There was more to the job than covering games. Everybody in the sports department had to answer the phones — primarily to take results from coaches, but we also fielded numerous demanding questions because we were the Internet in those days — and everybody pitched in to help edit wire copy and write headlines and captions. We had a complete sports section to put out every day of the year. It’s hard to describe how frenzied a Friday or Saturday night on the sports desk could be, and Dave was cheerfully in the middle of the action, like a honeybee in a clover field. When the first edition rolled off the press, Dave was expert at spotting things that needed to be fixed, like a misspelled word or a misplaced punctuation mark.
Despite the chores that often lasted past midnight, we had a good time and did good work with a sense of camaraderie for more than two decades.

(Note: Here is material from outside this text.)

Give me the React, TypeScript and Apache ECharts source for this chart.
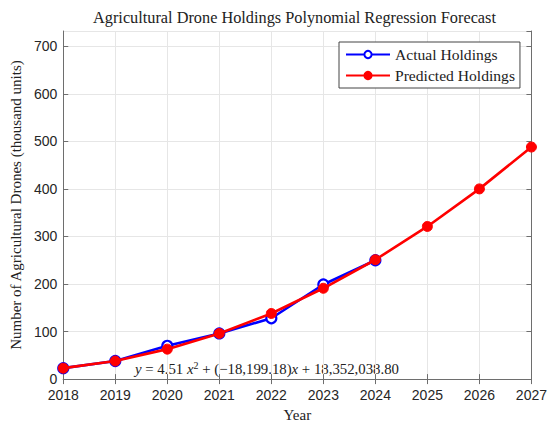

Dave’s internment at the Goleta Cemetery in May brought us all together again — Mark Patton, Dan Shiells, Barry Punzal, Chic Perkins, Mike Traphagen, and me. All but Patton had long since left the News-Press, and Mark was about to be the last to turn out the lights.
Dave left the paper in 1995 but didn’t go far to whet his appetite for sports reporting. SBCC hired him as sports information specialist, a part-time job to which he devoted full-time energy and effort for 16 years. He was able to reside in Santa Barbara because Punzal offered him a room; he stayed even after Barry got married.
Community college athletics can be underappreciated. It doesn’t have the hometown feeling of prep sports and falls short of being big-time. Dave had 19 teams to cover at SBCC, and he did so with such thoroughness — highlighting as many names as he could — that he projected value into their experience. He also served as public address announcer at many home games.
Vaquero coaches, athletes, and administrators showed their appreciation on February 7, 2018, when a ceremony was held at the SBCC Sports Pavilion to present Dave with an “Everyday Hero Award.” Later it was announced that Dave would be the sole member of the Vaqueros Hall of Fame Class of 2021.
Rocco Constantino, the last SBCC athletic director to work with Dave, said the news of his death was “incredibly heartbreaking.” The coaching staff felt his loss deeply, including women’s basketball coach Sandrine Krul, who said, “Dave was an example of what I try to teach my athletes: to be caring, hard-working, and most importantly, inspirational. I will miss him dearly.”
During the last year of Dave’s life, he had no games to report on. SBCC sports were shut down for the entire 2020-21 school year. On March 15, he sent out his last press release, announcing that four Vaquero teams — women’s soccer, water polo, tennis, and men’s cross country — had won statewide academic awards. He threw in a did-you-know tidbit that typified his attention to detail: “SBCC’s previous record for State Scholar teams was three, set in 2017-18.”